Around that time I'd noticed that the stringly-typed languages of shell, awk, and make have no garbage collection. They're value oriented and not reference oriented. The goal of Oil was basically to "upgrade" shell into something more like Python, and on the surface that looks straightforward, but the reference model vs. value model makes it pretty different.
I've gone back and forth on that... whether I should just slap GC into a shell, or whether I should try to preserve the value model while making it less stringly-typed and more expressive.
I have a more ambitious idea for a language where every value is essentially a pair (Go-like string slice, structured data), but I probably won't get to that in the near term. For a concrete example, I noticed from writing some HTML processors that both DOM and SAX APIs have a bunch of flaws for processing semi-structured text.
Also, on the other point, let's consider these two possibilities about Chez / Dybvig:
1) Dybvig is an average programmer who got "superpowers" from Lisp, i.e. got a 10x boost in productivity.
2) Dybvig and Chez are an outlier, e.g. like Fabrice Bellard and his recent QuickJS (and other projects), or Lattner and LLVM/Clang/Swift. The salient point is that these projects have nothing to do with Lisp.
It's obviously not an either/or thing, but I'd say the answer is closer to #2. The complexity is from the problem domain, and many major software projects are minor miracles that only a few people are qualified for, regardless of language.
As I understand it, shell, awk, and Tcl are more or less linear languages, except that copying and destruction are implicit. It's fairly straightforward to make a linear language that includes more expressive types than just strings; Tcl 8 even did it without breaking backward-compatibility. Linearity is pretty incompatible with the OO worldview in which objects have identity and mutable state, but to the extent that you provide Clojure-like FP-persistent data structures whose operations merely return new states, maybe the OO worldview can just go suck it. Rust takes a different tack in which copying is optionally explicit (though destruction still implicit: "affine typing" rather than "linear typing") and you can use "borrowed references" to avoid the headache of explicitly returning all the argument objects you didn't destruct.
A nice thing about variations like Rust's and Clojure's is that you can preserve the expressiveness of the Lisp object-graph memory model without all of its drawbacks: no aliasing bugs, no circular references complicating the life of the GC, and in Rust's case, no garbage collector at all.
> I have a more ambitious idea for a language where every value is essentially a pair (Go-like string slice, structured data), but I probably won't get to that in the near term. For a concrete example, I noticed from writing some HTML processors that both DOM and SAX APIs have a bunch of flaws for processing semi-structured text
Right, text markup isn't tree-structured, and I think HTML5 actually prescribes fixups for <i>some <b>incorrectly</i> nested</b> markup.
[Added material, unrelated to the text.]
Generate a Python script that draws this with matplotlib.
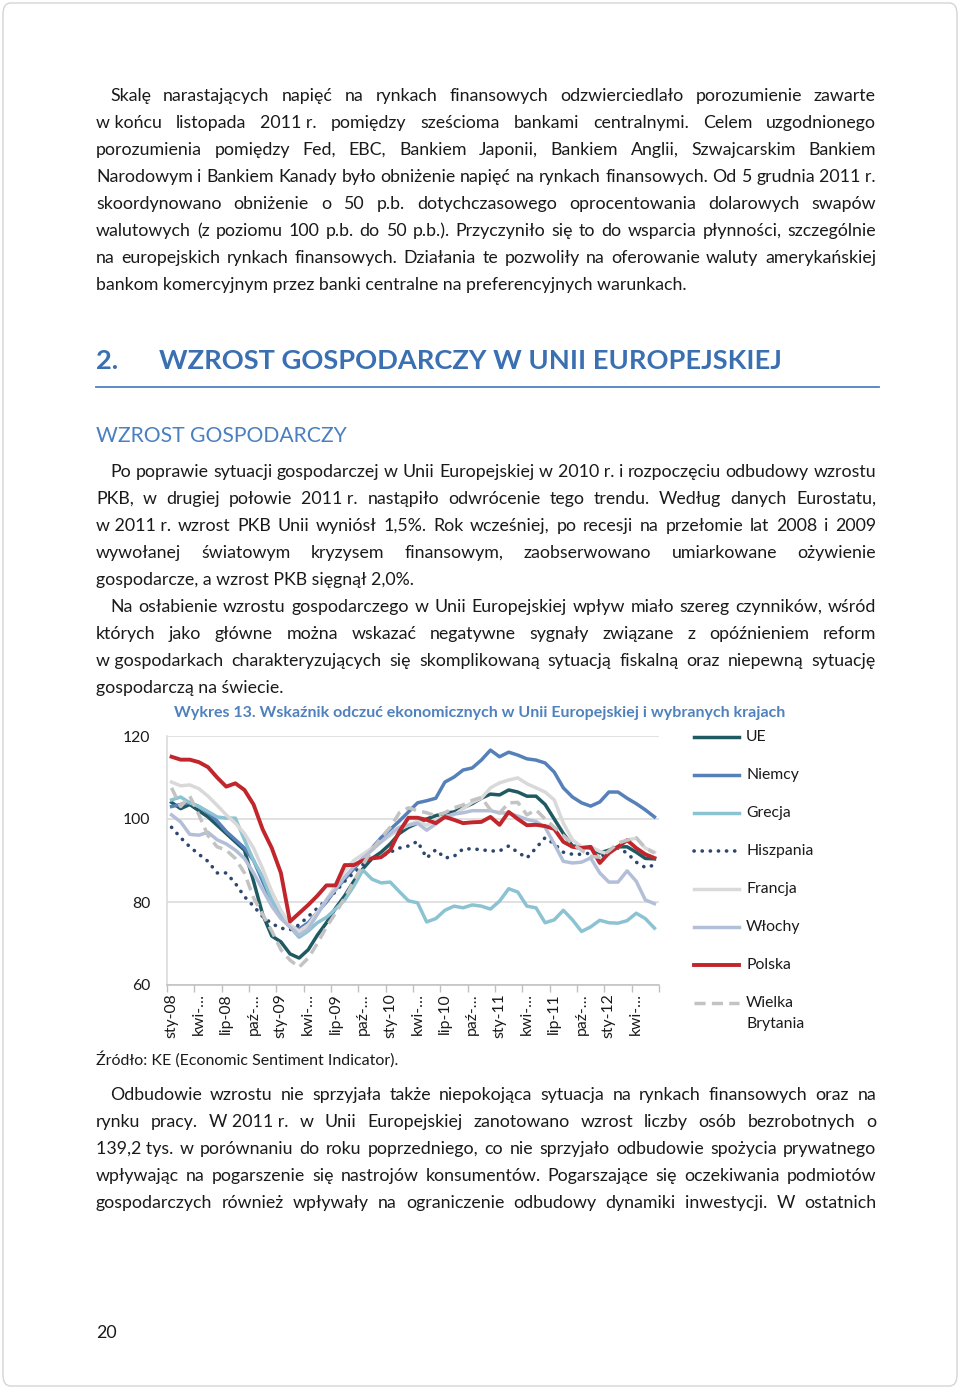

The GNU Emacs/XEmacs schism was largely about how to handle this problem for text editing; the XEmacs side added "extents" to which you could attach structured data (such as a font or a link destination), which are more or less the type of values you're describing, while the GNU Emacs side instead added "text properties" which conceptually applied independently to each of the characters of buffers or strings, but under the covers were of course optimized with an extent-like representation. Neither side of the schism considered replacing text buffers with S-expression-like trees like the DOM; that was Microsoft's fault :)
Are you thinking that when you concatenate a couple of such string slices, the operation will be O(1) because it uses ropes behind the scenes? Or are you thinking of not having concatenation at all as a primitive operation, instead using an unboundedly-growing scratch buffer (not, itself, a value) that you can append them both to and then take slices of? Is the text in the slices mutable, and if so, can it also grow and shrink? I think there's a large design space of interesting things you could do.
About Dybvig and Chez, sure, Kent Dybvig is a wizard. But so is Guido van Rossum, whatever embarrassing errors he may have made regarding first-class blocks and tail-call optimization in Python. I haven't asked Dybvig, but I don't think he's a Bellard-class wizard, so I don't think that's the answer.
Or are you saying that Python's problem domain is much harder than Chez Scheme's domain?
By the way, my apologies for having delayed so long in responding to your thoughtful notes.
A tentative slogan is "bijections that aren't really bijections", i.e. to describe the "fallacy" of (bytes on disk -> data structure in memory -> bytes).
Hence the (slice, data structure) representation.
That's the correctness aspect. I also think there's a big performance aspect, e.g. it appears to me that the performance of many/most parsers is dominated by object allocation.
Some vaguely related stuff here: https://github.com/oilshell/oil/wiki/Compact-AST-Representat...
Anyway I don't think this will make it into Oil any time in the next year, but I think there is room for it in programming languages, and lots of other people are barking up that tree (e.g. FlatBuffers relate to a big part of it). I would be happy to continue batting around ideas in non-nested HN thread :) So as mentioned elsewhere, feel free to send me a mail or ping me on Zulip!
I'm looking at Dercuano but I'm confused why it's a tarball and not a live website :)
So you can keep reading it after I'm dead.